[Python-Dev] ANSI strict aliasing and Python

Martin v. L÷wis martin@v.loewis.de
21 Jul 2003 07:16:33 +0200


"Tim Peters" <tim.one@comcast.net> writes:

> > As the real problem is wide-spread,
> 
> By my meaning of "real problem", as I've said before I doubt there are many
> instances of it.

That might be. What they consider wide-spread is the assumption that
you can access the same memory with different incompatible struct
types. Atleast the Linux kernel is known to miscompile because of this
assumption. 

Whether most of the programs that are incorrect in this respect also
give an opportunity for the optimizer to generate bad code, I don't
know. Reportedly, the typical problem is not a bad write order, but a
failure to reload a value that the compiler "knows" not to be changed.

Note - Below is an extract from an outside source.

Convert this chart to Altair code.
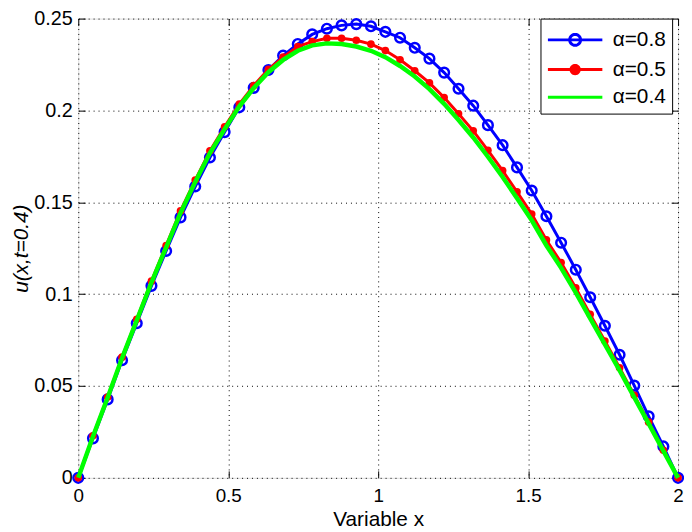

> In the comparisons it's complaining about, casting the comparands to char*
> first would yield standard-conforming code with the semantics we intend.

Yes. Indeed, gcc 3.3 offers a type attribute "may_alias", which causes
a type to be treated like char* for aliasing purposes.

I still think that the non-standards-compliance for Python should be
removed in 2.4. If we ever get a bad optimization because of aliasing
problems, it will be very time consuming to find the real cause of the
problem. So the problem is best avoided to begin with.